### Instruction
Identify all lines in the data containing the string "this". Copy them out.

### The records

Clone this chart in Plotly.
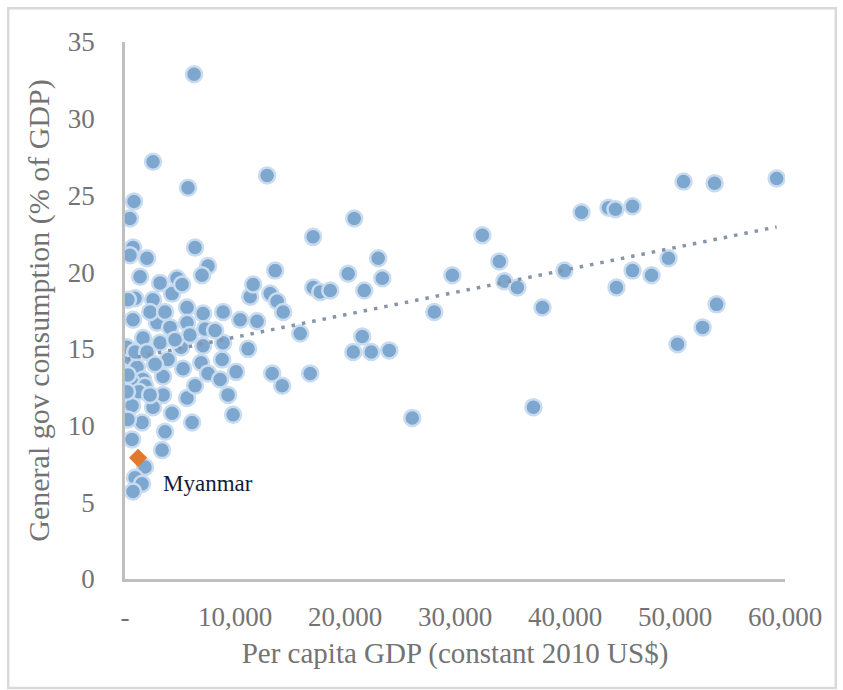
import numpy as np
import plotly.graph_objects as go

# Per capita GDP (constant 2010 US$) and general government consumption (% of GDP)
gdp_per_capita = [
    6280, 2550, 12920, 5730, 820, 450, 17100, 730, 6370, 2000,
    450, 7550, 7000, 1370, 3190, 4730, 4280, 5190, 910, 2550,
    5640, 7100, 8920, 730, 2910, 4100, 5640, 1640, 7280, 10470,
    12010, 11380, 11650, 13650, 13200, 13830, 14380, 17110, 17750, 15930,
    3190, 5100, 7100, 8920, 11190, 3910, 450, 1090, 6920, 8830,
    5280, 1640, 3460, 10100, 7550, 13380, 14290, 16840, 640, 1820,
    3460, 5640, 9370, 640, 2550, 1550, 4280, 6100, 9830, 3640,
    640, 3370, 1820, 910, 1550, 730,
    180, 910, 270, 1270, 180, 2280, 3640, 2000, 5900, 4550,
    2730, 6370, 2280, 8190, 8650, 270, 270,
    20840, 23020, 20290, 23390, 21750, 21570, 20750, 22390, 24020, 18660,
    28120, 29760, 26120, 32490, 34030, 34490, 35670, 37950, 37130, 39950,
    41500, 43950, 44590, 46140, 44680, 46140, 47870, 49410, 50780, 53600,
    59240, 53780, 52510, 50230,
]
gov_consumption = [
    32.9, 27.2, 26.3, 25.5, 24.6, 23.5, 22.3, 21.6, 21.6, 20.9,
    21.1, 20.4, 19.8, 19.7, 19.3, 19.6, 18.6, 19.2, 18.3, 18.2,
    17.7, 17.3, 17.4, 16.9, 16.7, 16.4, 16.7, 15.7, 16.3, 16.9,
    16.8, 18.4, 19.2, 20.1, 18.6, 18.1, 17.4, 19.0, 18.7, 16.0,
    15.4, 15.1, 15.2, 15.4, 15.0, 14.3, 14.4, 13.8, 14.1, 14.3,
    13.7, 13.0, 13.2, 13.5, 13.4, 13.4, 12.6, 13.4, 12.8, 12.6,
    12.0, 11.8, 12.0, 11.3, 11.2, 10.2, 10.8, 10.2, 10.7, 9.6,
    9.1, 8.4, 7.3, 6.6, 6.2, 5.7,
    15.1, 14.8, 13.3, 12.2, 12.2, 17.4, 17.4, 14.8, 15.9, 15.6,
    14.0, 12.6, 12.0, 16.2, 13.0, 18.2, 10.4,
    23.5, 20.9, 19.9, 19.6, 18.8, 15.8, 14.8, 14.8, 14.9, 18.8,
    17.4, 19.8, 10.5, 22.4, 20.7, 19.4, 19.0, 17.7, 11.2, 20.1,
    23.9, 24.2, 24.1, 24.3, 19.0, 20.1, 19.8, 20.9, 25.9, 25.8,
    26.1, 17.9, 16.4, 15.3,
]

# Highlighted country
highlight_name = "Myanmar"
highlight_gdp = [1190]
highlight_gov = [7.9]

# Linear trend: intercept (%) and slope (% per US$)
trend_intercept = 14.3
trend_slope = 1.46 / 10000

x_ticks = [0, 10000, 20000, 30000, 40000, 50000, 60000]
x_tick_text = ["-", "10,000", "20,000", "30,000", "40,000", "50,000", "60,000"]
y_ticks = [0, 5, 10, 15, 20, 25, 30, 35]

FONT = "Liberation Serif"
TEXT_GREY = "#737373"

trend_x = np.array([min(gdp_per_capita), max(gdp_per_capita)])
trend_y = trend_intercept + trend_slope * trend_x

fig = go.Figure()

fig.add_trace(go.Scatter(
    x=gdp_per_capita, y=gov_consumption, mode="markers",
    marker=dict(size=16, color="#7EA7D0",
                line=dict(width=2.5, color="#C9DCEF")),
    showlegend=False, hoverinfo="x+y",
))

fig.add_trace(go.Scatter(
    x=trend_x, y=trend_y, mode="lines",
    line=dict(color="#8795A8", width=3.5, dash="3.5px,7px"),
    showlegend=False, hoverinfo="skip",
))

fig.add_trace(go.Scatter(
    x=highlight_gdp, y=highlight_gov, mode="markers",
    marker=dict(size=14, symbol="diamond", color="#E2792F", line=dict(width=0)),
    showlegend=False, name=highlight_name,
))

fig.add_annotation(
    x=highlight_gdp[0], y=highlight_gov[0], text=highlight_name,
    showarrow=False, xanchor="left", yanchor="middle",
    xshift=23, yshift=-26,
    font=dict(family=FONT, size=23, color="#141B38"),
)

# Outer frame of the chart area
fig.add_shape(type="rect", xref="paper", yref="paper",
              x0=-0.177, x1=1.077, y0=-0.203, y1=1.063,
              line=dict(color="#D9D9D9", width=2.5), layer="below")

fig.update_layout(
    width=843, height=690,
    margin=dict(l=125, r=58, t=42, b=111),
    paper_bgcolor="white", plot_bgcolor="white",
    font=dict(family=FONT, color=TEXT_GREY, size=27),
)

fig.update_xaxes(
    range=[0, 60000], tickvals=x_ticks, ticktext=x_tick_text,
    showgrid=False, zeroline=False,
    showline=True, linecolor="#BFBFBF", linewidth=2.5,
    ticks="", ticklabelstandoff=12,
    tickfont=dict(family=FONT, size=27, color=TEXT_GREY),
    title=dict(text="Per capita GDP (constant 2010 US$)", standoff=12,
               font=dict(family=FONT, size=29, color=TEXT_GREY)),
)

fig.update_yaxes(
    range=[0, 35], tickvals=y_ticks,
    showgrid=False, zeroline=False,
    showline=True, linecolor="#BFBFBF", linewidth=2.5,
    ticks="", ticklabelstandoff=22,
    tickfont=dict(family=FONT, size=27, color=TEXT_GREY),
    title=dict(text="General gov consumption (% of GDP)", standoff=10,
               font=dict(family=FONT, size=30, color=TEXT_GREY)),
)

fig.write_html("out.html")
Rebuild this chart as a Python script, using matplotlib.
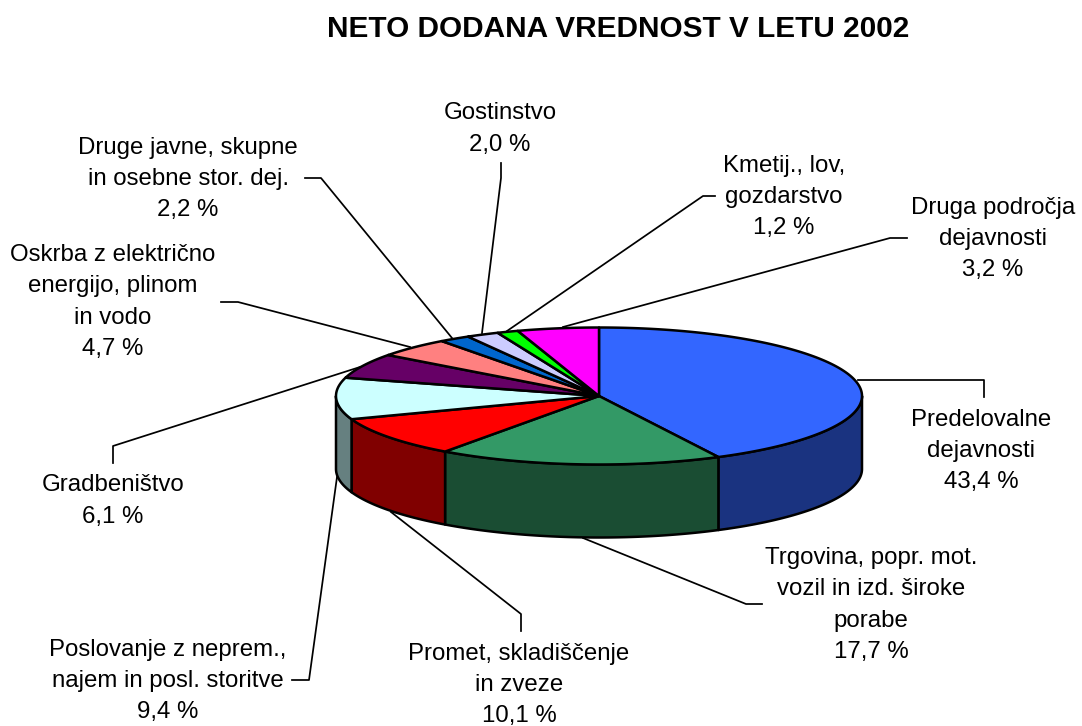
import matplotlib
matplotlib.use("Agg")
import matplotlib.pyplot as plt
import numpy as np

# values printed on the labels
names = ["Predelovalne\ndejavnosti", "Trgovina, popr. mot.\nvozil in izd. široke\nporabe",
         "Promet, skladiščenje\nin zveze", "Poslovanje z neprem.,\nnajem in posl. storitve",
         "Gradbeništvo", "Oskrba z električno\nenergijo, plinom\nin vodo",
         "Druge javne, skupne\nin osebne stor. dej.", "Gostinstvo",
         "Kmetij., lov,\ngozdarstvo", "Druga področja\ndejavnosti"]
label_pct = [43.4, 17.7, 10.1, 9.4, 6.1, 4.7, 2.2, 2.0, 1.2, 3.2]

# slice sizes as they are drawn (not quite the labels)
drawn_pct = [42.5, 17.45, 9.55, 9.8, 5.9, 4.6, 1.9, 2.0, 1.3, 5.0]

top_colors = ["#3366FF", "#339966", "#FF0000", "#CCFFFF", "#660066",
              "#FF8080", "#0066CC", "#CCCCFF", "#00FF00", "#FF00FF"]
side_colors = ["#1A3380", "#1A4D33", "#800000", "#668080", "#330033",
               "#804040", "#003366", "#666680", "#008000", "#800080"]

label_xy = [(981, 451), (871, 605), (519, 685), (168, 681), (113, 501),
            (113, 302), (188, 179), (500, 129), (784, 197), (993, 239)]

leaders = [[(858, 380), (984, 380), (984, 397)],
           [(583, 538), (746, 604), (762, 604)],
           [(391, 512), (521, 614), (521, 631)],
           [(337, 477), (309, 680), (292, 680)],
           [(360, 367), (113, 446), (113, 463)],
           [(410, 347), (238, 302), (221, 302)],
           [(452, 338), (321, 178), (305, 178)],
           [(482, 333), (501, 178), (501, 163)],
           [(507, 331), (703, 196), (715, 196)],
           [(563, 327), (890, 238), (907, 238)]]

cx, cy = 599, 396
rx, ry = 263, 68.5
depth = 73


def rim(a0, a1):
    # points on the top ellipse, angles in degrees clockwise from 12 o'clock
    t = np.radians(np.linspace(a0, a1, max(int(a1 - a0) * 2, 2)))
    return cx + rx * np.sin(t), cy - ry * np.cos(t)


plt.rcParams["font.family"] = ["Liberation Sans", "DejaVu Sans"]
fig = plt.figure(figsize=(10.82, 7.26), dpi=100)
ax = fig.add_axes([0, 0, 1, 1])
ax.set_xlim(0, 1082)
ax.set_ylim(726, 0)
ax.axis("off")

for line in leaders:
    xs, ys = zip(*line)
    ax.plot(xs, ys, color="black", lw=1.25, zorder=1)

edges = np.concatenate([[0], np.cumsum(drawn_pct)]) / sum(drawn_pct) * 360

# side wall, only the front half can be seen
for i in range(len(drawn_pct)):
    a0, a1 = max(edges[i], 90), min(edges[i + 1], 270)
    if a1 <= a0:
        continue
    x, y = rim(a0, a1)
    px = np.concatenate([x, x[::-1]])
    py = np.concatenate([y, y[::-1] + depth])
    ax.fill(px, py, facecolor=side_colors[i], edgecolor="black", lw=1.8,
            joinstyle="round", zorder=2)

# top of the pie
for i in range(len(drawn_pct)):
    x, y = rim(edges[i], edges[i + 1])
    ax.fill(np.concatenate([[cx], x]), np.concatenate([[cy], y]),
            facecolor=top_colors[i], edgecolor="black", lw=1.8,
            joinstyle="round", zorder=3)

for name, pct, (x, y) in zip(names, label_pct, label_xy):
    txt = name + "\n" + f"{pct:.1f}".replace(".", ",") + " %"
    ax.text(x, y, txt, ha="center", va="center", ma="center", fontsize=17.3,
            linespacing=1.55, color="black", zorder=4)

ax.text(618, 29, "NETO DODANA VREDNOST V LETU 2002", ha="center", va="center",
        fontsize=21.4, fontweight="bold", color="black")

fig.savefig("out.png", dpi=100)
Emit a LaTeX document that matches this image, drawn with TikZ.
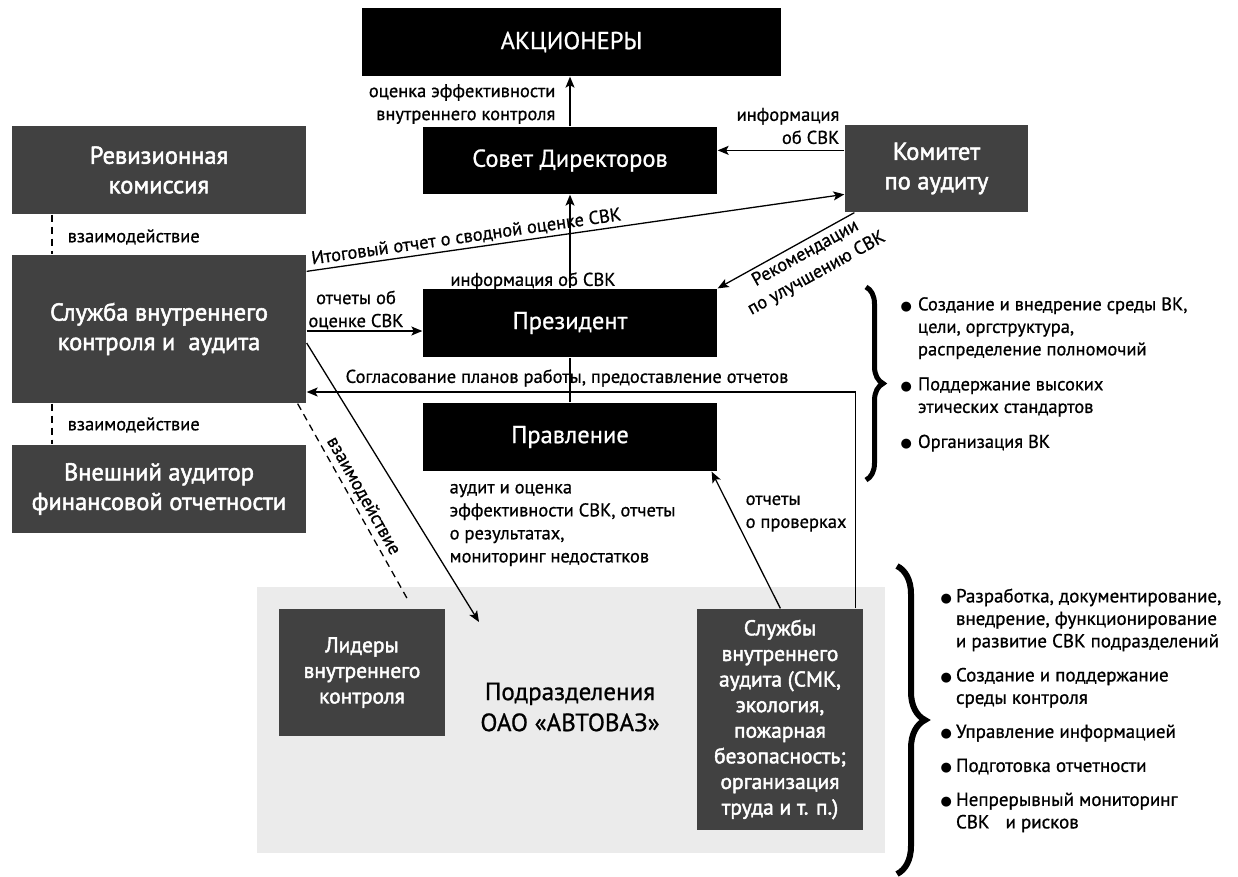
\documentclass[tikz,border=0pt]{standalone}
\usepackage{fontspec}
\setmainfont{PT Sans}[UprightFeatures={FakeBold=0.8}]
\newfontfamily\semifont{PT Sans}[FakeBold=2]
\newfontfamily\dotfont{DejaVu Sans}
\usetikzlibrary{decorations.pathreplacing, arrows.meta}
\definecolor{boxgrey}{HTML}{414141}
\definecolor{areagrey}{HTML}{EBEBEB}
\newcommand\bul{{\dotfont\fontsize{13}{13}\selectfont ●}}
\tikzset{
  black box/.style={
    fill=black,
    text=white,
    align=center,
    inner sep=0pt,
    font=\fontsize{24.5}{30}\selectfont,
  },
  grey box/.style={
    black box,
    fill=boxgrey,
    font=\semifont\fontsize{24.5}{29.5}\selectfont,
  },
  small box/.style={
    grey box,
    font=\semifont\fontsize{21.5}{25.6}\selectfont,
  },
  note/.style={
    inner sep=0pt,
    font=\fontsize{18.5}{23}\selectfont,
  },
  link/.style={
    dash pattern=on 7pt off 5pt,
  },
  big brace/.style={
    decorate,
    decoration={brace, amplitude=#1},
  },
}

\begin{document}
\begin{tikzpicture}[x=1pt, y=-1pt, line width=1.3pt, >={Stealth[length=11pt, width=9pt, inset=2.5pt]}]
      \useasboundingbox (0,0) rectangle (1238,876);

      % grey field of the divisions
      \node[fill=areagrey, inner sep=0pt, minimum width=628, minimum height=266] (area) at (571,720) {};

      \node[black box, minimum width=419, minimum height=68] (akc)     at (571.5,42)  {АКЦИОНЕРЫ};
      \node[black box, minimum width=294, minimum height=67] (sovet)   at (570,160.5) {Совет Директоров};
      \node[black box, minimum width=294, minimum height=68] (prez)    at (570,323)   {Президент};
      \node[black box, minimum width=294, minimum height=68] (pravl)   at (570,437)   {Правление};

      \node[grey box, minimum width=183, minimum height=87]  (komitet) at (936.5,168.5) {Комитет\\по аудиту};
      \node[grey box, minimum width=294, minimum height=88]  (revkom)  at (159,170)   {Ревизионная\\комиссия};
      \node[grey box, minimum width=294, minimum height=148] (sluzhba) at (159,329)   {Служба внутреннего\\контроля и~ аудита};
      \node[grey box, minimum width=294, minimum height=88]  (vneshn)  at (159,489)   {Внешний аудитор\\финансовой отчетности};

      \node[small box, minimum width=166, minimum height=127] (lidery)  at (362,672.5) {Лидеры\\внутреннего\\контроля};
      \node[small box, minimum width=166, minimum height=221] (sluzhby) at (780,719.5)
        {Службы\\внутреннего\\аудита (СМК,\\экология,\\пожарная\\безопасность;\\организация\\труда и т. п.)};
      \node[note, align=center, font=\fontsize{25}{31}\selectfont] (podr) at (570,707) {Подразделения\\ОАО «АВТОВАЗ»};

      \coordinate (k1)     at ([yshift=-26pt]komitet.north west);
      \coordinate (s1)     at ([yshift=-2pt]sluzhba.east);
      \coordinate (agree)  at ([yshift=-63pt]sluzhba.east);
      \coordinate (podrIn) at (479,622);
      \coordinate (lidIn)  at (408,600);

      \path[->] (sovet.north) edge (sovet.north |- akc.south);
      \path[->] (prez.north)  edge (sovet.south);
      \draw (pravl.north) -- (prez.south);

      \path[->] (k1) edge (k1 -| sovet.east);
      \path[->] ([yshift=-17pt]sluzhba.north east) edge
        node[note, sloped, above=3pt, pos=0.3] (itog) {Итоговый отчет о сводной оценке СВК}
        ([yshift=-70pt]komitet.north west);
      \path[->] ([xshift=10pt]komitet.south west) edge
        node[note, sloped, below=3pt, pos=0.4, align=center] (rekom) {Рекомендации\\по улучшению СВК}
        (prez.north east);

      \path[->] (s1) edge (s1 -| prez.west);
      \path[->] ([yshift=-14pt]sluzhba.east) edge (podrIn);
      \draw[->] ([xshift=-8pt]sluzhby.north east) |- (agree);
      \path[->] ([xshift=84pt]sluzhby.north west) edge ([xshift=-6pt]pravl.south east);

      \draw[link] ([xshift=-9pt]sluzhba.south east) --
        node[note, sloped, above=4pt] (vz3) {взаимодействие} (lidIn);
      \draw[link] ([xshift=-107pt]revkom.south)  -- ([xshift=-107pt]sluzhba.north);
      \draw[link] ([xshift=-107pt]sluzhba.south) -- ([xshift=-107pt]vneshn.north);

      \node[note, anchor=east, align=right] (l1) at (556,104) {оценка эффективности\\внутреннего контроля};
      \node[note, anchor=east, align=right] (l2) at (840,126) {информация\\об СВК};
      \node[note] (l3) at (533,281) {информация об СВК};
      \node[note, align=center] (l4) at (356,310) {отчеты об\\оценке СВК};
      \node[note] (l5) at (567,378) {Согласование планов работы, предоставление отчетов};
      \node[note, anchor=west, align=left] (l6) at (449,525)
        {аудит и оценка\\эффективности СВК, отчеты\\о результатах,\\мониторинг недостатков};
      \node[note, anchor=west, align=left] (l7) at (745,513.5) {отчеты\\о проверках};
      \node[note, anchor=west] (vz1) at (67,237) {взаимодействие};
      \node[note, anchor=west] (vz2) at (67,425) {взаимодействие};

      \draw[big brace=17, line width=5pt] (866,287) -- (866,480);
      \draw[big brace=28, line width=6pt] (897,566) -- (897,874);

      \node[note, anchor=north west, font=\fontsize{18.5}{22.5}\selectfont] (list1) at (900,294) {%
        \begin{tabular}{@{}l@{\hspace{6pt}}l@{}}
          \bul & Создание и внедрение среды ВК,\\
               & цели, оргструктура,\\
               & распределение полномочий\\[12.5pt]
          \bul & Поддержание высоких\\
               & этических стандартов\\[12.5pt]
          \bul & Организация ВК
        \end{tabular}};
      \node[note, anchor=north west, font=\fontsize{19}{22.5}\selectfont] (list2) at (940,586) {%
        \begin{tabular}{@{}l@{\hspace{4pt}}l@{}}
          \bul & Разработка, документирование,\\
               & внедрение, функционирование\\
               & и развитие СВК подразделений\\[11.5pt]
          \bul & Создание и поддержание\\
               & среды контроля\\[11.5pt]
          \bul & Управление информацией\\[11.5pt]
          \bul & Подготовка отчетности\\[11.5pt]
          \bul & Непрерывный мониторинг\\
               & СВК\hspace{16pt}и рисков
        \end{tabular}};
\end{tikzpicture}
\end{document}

### Answer to the exercise
Clone this chart in Plotly.
Rebuild this chart as a Python script, using matplotlib.
Emit a LaTeX document that matches this image, drawn with TikZ.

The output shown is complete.